EXERCISE AIM: Copy the data that follows exactly. Include no pictures.

__________________________________________________

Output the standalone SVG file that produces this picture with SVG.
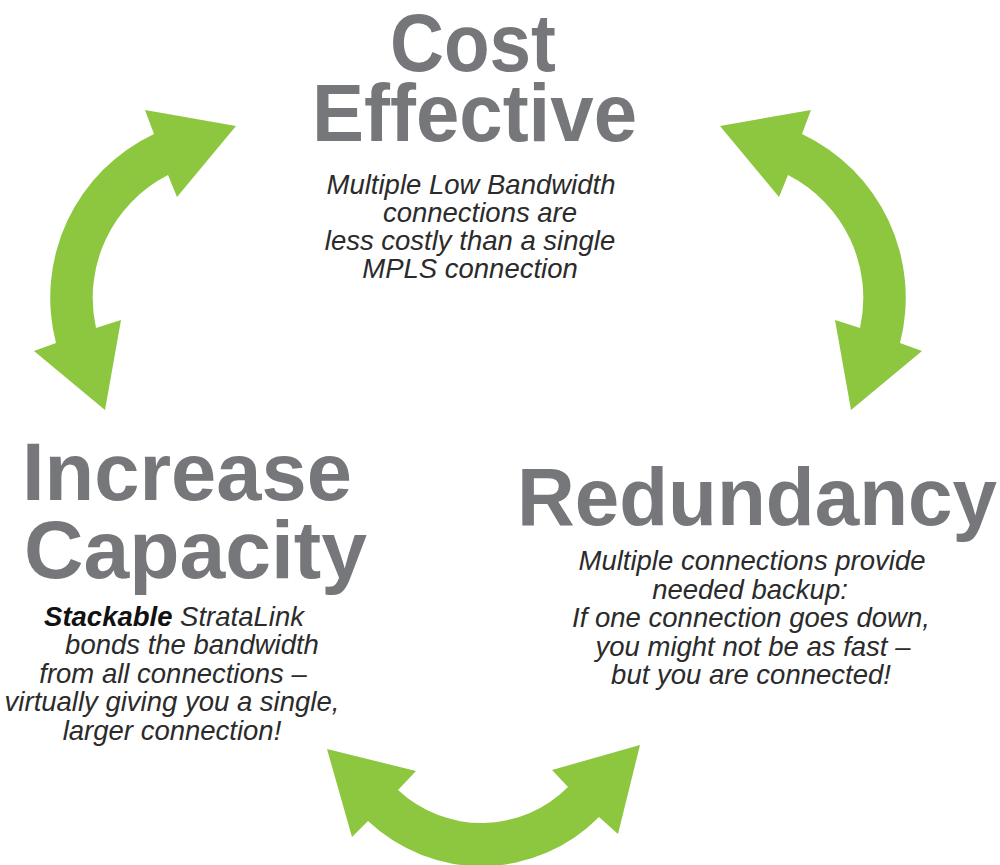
<svg xmlns="http://www.w3.org/2000/svg" width="1000" height="865" viewBox="0 0 1000 865">
<style>
.arrow{fill:#8dc63f;}
.title{font-family:"Liberation Sans",Arial,sans-serif;font-weight:bold;font-size:82px;fill:#76777a;}
.body{font-family:"Liberation Sans",Arial,sans-serif;font-style:italic;font-size:27.5px;fill:#2b2b2b;text-anchor:middle;}
.bold{font-weight:bold;fill:#111;}
</style>
<rect width="1000" height="865" fill="#ffffff"/>
<g id="connectors">
<path id="arrow-left" class="arrow" d="M 236,126 L 145,110 L 154,134 A 181 181 0 0 0 56,343 L 34,351 L 105,410 L 121,320 L 96,328 A 138 138 0 0 1 168,175 L 177,197 Z"/>
<path id="arrow-right" class="arrow" d="M 720,126 L 811,110 L 802,134 A 181 181 0 0 1 900,343 L 922,351 L 851,410 L 835,320 L 860,328 A 138 138 0 0 0 788,175 L 779,197 Z"/>
<path id="arrow-bottom" class="arrow" d="M 327,749 L 416,771 L 398,790 A 122 122 0 0 0 568,787 L 552,770 L 640,745 L 618,834 L 599,817 A 165 165 0 0 1 368,821 L 352,837 Z"/>
</g>
<g id="cost-effective">
<text class="title" x="390" y="71" textLength="166" lengthAdjust="spacingAndGlyphs">Cost</text>
<text class="title" x="312" y="141" textLength="325" lengthAdjust="spacingAndGlyphs">Effective</text>
<text class="body" x="471" y="194">Multiple Low Bandwidth</text>
<text class="body" x="480" y="222">connections are</text>
<text class="body" x="470" y="250">less costly than a single</text>
<text class="body" x="470" y="278">MPLS connection</text>
</g>
<g id="increase-capacity">
<text class="title" x="22" y="500" textLength="330" lengthAdjust="spacingAndGlyphs">Increase</text>
<text class="title" x="24" y="578" textLength="343" lengthAdjust="spacingAndGlyphs">Capacity</text>
<text class="body" x="174" y="626"><tspan class="bold">Stackable</tspan> StrataLink</text>
<text class="body" x="192" y="654">bonds the bandwidth</text>
<text class="body" x="173" y="683">from all connections –</text>
<text class="body" x="172" y="711">virtually giving you a single,</text>
<text class="body" x="172" y="740">larger connection!</text>
</g>
<g id="redundancy">
<text class="title" x="517" y="525" textLength="480" lengthAdjust="spacingAndGlyphs">Redundancy</text>
<text class="body" x="752" y="570">Multiple connections provide</text>
<text class="body" x="750" y="599">needed backup:</text>
<text class="body" x="751" y="627">If one connection goes down,</text>
<text class="body" x="753" y="656">you might not be as fast –</text>
<text class="body" x="751" y="684">but you are connected!</text>
</g>
</svg>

__________________________________________________

SOLUTION FOR THIS PROBLEM:
Output the standalone SVG file that produces this picture with SVG.
<svg xmlns="http://www.w3.org/2000/svg" width="1000" height="865" viewBox="0 0 1000 865">
<style>
.arrow{fill:#8dc63f;}
.title{font-family:"Liberation Sans",Arial,sans-serif;font-weight:bold;font-size:82px;fill:#76777a;}
.body{font-family:"Liberation Sans",Arial,sans-serif;font-style:italic;font-size:27.5px;fill:#2b2b2b;text-anchor:middle;}
.bold{font-weight:bold;fill:#111;}
</style>
<rect width="1000" height="865" fill="#ffffff"/>
<g id="connectors">
<path id="arrow-left" class="arrow" d="M 236,126 L 145,110 L 154,134 A 181 181 0 0 0 56,343 L 34,351 L 105,410 L 121,320 L 96,328 A 138 138 0 0 1 168,175 L 177,197 Z"/>
<path id="arrow-right" class="arrow" d="M 720,126 L 811,110 L 802,134 A 181 181 0 0 1 900,343 L 922,351 L 851,410 L 835,320 L 860,328 A 138 138 0 0 0 788,175 L 779,197 Z"/>
<path id="arrow-bottom" class="arrow" d="M 327,749 L 416,771 L 398,790 A 122 122 0 0 0 568,787 L 552,770 L 640,745 L 618,834 L 599,817 A 165 165 0 0 1 368,821 L 352,837 Z"/>
</g>
<g id="cost-effective">
<text class="title" x="390" y="71" textLength="166" lengthAdjust="spacingAndGlyphs">Cost</text>
<text class="title" x="312" y="141" textLength="325" lengthAdjust="spacingAndGlyphs">Effective</text>
<text class="body" x="471" y="194">Multiple Low Bandwidth</text>
<text class="body" x="480" y="222">connections are</text>
<text class="body" x="470" y="250">less costly than a single</text>
<text class="body" x="470" y="278">MPLS connection</text>
</g>
<g id="increase-capacity">
<text class="title" x="22" y="500" textLength="330" lengthAdjust="spacingAndGlyphs">Increase</text>
<text class="title" x="24" y="578" textLength="343" lengthAdjust="spacingAndGlyphs">Capacity</text>
<text class="body" x="174" y="626"><tspan class="bold">Stackable</tspan> StrataLink</text>
<text class="body" x="192" y="654">bonds the bandwidth</text>
<text class="body" x="173" y="683">from all connections –</text>
<text class="body" x="172" y="711">virtually giving you a single,</text>
<text class="body" x="172" y="740">larger connection!</text>
</g>
<g id="redundancy">
<text class="title" x="517" y="525" textLength="480" lengthAdjust="spacingAndGlyphs">Redundancy</text>
<text class="body" x="752" y="570">Multiple connections provide</text>
<text class="body" x="750" y="599">needed backup:</text>
<text class="body" x="751" y="627">If one connection goes down,</text>
<text class="body" x="753" y="656">you might not be as fast –</text>
<text class="body" x="751" y="684">but you are connected!</text>
</g>
</svg>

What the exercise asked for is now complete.